1.56 pm§ Mr. Harry Barnes (Derbyshire, North-East)On a point of order, Mr. Deputy Speaker. May I refer you to the statement that Madam Speaker made on 24 January when the Government were introducing the Disability Discrimination Bill. She pointed out that there was a problem about whether the Civil Rights (Disabled Persons) Bill and the Disability Discrimination Bill covered similar ground and said that, if so, there would be difficulties in allowing the second Bill to proceed. It was ruled that the Bills were sufficiently dissimilar to allow the second Bill, the Civil Rights (Disabled Persons) Bill, to proceed. May I refer you, Mr. Deputy Speaker, to page 469 of "Erskine May" on new clauses?

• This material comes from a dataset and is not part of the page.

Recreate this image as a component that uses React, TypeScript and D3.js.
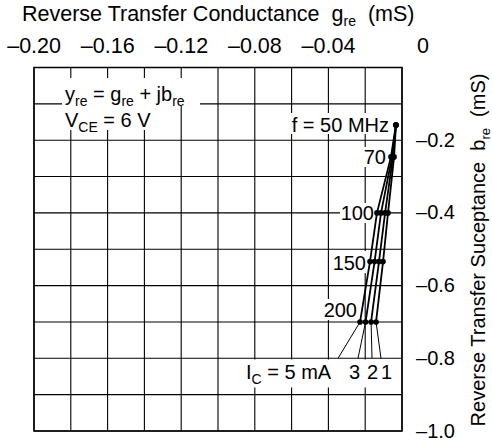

On the possibility of clauses being ruled out because they clash with clauses in a different Bill, it says:
Similarly a new clause offered at the consideration stage of one bill was ruled out of order when it substantially repeated the provisions of another bill of the same session, the consideration stage of which had been adjourned.New clause 1, which we are about to deal with, is sufficiently similar to clause 7 of the Disability Discrimination Bill to create that problem. Furthermore, other new clauses that we shall discuss in the first batch deal with the Secretary of State taking over the role of the disability rights commission. Those are in line with the Government's Bill, which is now before the other place. The problem crops up in later clauses, too. Should not a number of the clauses currently before us be removed on the ground that they form part of the Disability Discrimination Bill?
§ Mr. Deputy Speaker (Sir Geoffrey Lofthouse)Madam Speaker has selected the new clauses and amendments for debate. I have no doubt that in doing so she took careful account of the sort of problems that the hon. Gentleman has mentioned. We shall now proceed with the Bill.